What and where was it? As an aside, just because a computer is "64 bits" doesn't mean the ecosystem can address it all implicitly. There are ecosystem limitations in most cases (i.e. chipset won't allow higher addressability).
 
2014-07-16 01:59:03 AM

elchupacabra: Would be nice without THE farkING BLARING AD THAT COMES OUT WITH MAXIMUM VOLUME

dickbags.


Get Ghostery, works wonders for stuff like this.

img.fark.net
 
2014-07-16 02:07:26 AM

noblewolf: Will we be soon seeing a Google-Mars?


Hmmm....maybe.

http://www.google.com/mars/
 
2014-07-16 05:20:12 AM

Hollie Maea: noblewolf: Will we be soon seeing a Google-Mars?

Hmmm....maybe.

http://www.google.com/mars/


Neato! That was fun to play with. Thanks.
 
2014-07-16 08:19:18 AM
static.guim.co.uk

"I thought you said they'd never see me sunbathing nude, John Carter."
 
2014-07-16 09:16:23 AM

neilbradley: Mikey1969: neilbradley: Mikey1969: CSB time...

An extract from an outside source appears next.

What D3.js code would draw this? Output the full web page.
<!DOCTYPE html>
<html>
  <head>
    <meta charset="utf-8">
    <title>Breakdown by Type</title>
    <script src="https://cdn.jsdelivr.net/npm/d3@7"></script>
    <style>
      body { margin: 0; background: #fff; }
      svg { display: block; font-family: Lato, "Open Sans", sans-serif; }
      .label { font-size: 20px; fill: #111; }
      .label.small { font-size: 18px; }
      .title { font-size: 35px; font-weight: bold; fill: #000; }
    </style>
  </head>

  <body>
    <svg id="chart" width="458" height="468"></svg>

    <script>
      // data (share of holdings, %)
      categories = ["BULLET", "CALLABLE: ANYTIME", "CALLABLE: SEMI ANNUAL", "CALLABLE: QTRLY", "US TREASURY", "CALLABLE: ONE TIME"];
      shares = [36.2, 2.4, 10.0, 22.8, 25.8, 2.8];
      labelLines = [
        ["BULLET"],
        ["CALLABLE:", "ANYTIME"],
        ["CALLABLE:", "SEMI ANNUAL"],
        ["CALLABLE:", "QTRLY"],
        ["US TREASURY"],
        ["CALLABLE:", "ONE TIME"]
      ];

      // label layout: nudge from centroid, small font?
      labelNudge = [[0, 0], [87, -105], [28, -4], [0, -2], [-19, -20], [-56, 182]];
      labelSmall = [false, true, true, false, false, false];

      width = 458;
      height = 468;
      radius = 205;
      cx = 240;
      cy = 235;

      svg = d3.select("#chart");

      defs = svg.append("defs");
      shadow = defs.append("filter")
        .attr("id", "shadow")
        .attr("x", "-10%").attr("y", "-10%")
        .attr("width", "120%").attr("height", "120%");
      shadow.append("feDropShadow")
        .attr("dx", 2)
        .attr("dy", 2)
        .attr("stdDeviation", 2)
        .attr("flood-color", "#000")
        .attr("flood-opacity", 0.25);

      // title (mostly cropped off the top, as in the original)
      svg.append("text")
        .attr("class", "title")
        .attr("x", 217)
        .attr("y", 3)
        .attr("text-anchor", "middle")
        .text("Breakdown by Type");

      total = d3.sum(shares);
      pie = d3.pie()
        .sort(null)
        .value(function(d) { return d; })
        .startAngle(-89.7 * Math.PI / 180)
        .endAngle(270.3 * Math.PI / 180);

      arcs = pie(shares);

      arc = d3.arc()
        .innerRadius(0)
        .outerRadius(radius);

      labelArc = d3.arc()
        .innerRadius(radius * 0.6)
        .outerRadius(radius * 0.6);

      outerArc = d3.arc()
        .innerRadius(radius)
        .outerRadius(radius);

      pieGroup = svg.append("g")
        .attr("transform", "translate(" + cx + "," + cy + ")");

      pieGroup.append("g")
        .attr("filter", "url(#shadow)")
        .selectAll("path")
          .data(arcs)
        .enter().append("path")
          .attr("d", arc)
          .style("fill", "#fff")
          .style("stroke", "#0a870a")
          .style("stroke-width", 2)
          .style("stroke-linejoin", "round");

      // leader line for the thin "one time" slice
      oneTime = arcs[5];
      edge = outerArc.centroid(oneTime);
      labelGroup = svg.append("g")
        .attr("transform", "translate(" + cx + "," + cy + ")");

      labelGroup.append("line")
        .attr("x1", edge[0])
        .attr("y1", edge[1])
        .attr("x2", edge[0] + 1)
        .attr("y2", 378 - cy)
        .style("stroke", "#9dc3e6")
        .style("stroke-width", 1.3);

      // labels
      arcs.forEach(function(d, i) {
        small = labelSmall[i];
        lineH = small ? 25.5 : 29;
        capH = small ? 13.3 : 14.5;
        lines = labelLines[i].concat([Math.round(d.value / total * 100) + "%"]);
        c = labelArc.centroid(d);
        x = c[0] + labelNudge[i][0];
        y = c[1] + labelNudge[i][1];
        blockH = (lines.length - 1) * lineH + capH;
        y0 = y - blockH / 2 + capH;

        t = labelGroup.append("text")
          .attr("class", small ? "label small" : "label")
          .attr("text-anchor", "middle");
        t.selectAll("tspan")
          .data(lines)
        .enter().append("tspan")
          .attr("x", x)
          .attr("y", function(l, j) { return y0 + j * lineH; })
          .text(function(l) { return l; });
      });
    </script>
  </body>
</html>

Uh... 4 *TERA* bytes of RAM? You mean gigabytes, right? What computer architecture could address that amount of memory back then?

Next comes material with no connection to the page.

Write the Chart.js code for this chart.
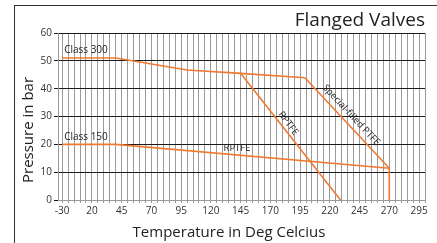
<!DOCTYPE html>
<html>
<head>
<meta charset="utf-8">
<script src="https://cdn.jsdelivr.net/npm/chart.js@4/dist/chart.umd.min.js"></script>
<style>
html, body { margin: 0; padding: 0; background: #fff; }
#wrap { position: relative; width: 437px; height: 243px; overflow: hidden; }
#frame { position: absolute; left: 14px; top: 5px; right: -2px; bottom: -2px;
         border-top: 1.5px solid #333; border-left: 1.5px solid #333; pointer-events: none; }
canvas { position: absolute; left: 0; top: 0; }
</style>
</head>
<body>
<div id="wrap">
  <canvas id="myChart" width="437" height="243"></canvas>
  <div id="frame"></div>
</div>
<script>
// x axis: labelled every 25 deg, first label reads -30
const tickPositions = [-5, 20, 45, 70, 95, 120, 145, 170, 195, 220, 245, 270, 295];
const tickLabels = ['-30', '20', '45', '70', '95', '120', '145', '170', '195', '220', '245', '270', '295'];
const gridStep = 5;

// Class 300
const class300Temp = [-5, 40, 100, 145, 199];
const class300Bar = [51, 51, 46.7, 45.5, 43.9];
// RPTFE (class 300 branch)
const rptfe300Temp = [145, 229];
const rptfe300Bar = [45.5, 0];
// Special filled PTFE
const specialTemp = [199, 270, 270];
const specialBar = [43.9, 11.4, 0];
// Class 150 RPTFE
const class150Temp = [-5, 40, 270];
const class150Bar = [20, 20, 11.4];

// text notes on the plot (data coords, angle in deg)
const noteText = ['Class 300', 'Class 150', 'RPTFE', 'RPTFE', 'Special-filled PTFE'];
const noteTemp = [15, 15, 142, 185, 238];
const noteBar = [53.9, 22.6, 18.7, 27.5, 30.5];
const noteAngle = [0, 0, 0, 53, 47];

const lineColor = '#f07a30';

Chart.defaults.font.family = "'Open Sans', sans-serif";

function toPoints(xs, ys) {
    return xs.map((x, i) => ({ x: x, y: ys[i] }));
}

function series(xs, ys) {
    return {
        data: toPoints(xs, ys),
        borderColor: lineColor,
        borderWidth: 1.6,
        pointRadius: 0,
        fill: false,
        tension: 0
    };
}

const textPlugin = {
    id: 'texts',
    afterDraw(chart) {
        const ctx = chart.ctx;
        const xs = chart.scales.x;
        const ys = chart.scales.y;
        ctx.save();
        ctx.fillStyle = '#222';
        ctx.textAlign = 'center';
        ctx.textBaseline = 'middle';
        for (let i = 0; i < noteText.length; i++) {
            ctx.save();
            ctx.translate(xs.getPixelForValue(noteTemp[i]), ys.getPixelForValue(noteBar[i]));
            ctx.rotate(noteAngle[i] * Math.PI / 180);
            ctx.font = (i < 2 ? '10px' : '9.5px') + " 'Open Sans', sans-serif";
            ctx.fillText(noteText[i], 0, 0);
            ctx.restore();
        }
        // title
        ctx.fillStyle = '#222';
        ctx.textBaseline = 'alphabetic';
        ctx.textAlign = 'right';
        ctx.font = "19px 'Open Sans', sans-serif";
        ctx.fillText('Flanged Valves', chart.chartArea.right, 26);
        // axis titles
        ctx.textAlign = 'center';
        ctx.font = "15px 'Open Sans', sans-serif";
        ctx.fillText('Temperature in Deg Celcius', 229, 237);
        ctx.save();
        ctx.translate(33, 130);
        ctx.rotate(-Math.PI / 2);
        ctx.fillText('Pressure in bar', 0, 0);
        ctx.restore();
        ctx.restore();
    }
};

const config = {
    type: 'line',
    data: {
        datasets: [
            series(class300Temp, class300Bar),
            series(rptfe300Temp, rptfe300Bar),
            series(specialTemp, specialBar),
            series(class150Temp, class150Bar)
        ]
    },
    options: {
        responsive: false,
        animation: false,
        devicePixelRatio: 1,
        layout: { padding: { left: 14, right: 12, top: 33, bottom: 0 } },
        plugins: { legend: { display: false }, tooltip: { enabled: false } },
        scales: {
            x: {
                type: 'linear',
                min: -8.5,
                max: 300,
                afterFit: (s) => { s.height = 43; },
                afterBuildTicks: (s) => {
                    const t = [];
                    for (let v = tickPositions[0]; v <= s.max; v += gridStep) t.push({ value: v });
                    s.ticks = t;
                },
                grid: { color: '#9a9a9a', lineWidth: 1, tickLength: 3 },
                border: { color: '#9a9a9a' },
                ticks: {
                    autoSkip: false,
                    maxRotation: 0,
                    minRotation: 0,
                    padding: 2,
                    color: '#333',
                    font: { size: 10 },
                    callback: (v) => {
                        const i = tickPositions.findIndex(p => Math.abs(p - v) < 1e-6);
                        return i >= 0 ? tickLabels[i] : '';
                    }
                }
            },
            y: {
                min: 0,
                max: 60,
                afterFit: (s) => { s.width = 44; },
                grid: { color: '#1a1a1a', lineWidth: 1, tickLength: 4 },
                border: { color: '#9a9a9a' },
                ticks: { stepSize: 10, padding: 2, color: '#333', font: { size: 10 } }
            }
        }
    },
    plugins: [textPlugin]
};

var myChart = new Chart(document.getElementById('myChart'), config);
</script>
</body>
</html>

Nope, he specified Terabytes. This was when GB hard drives first started hitting the shelves, and he specifically told me a tera was 1,000 GB because I was still amazed at the concept of a friggin' GB. When I had been working with computers in high school, it was all on a floppy drive. Besides, 64 bit will handle more than that(4 Petabytes is the theoretical limit, I think). This was a federal gov't project, so they could throw money at it like it was a stripper and all they had was gold bullion.

And a quick Wiki check confirms that 64 bit was bouncing around by the mid-90s. I'm sure it was still a lumbering beast in comparison, but it had 4 terabytes.

What and where was it? As an aside, just because a computer is "64 bits" doesn't mean the ecosystem can address it all implicitly. There are ecosystem limitations in most cases (i.e. chipset won't allow higher addressability).


This was at a USGS facility in Flagstaff, and it wasn't something off of the shelf. I always had the idea that it was a custom build by USGS specifically for that project and for that project only. This was the initial tech to stitch multiple images together to wrap around a globe, exactly what Google Earth did to blow us all away 10 years or so ago. Keep in mind that when these projects go live, "We have the tech, but nobody has made one yet" doesn't usually apply. They announce what they want and then take bids.

He's credited all over the place, but here's the site that mentions his original development:
http://www.mapaplanet.org/about.html
 
2014-07-16 09:48:19 PM

neilbradley: Mikey1969: neilbradley: Mikey1969: CSB time...

Uh... 4 *TERA* bytes of RAM? You mean gigabytes, right? What computer architecture could address that amount of memory back then?

Nope, he specified Terabytes. This was when GB hard drives first started hitting the shelves, and he specifically told me a tera was 1,000 GB because I was still amazed at the concept of a friggin' GB. When I had been working with computers in high school, it was all on a floppy drive. Besides, 64 bit will handle more than that(4 Petabytes is the theoretical limit, I think). This was a federal gov't project, so they could throw money at it like it was a stripper and all they had was gold bullion.

And a quick Wiki check confirms that 64 bit was bouncing around by the mid-90s. I'm sure it was still a lumbering beast in comparison, but it had 4 terabytes.

What and where was it? As an aside, just because a computer is "64 bits" doesn't mean the ecosystem can address it all implicitly. There are ecosystem limitations in most cases (i.e. chipset won't allow higher addressability).


I only repeated this 3 or 4 times. It was the computer that this mapping software was originally developed on when things like Google weren't even concepts, let alone software like Google Earth.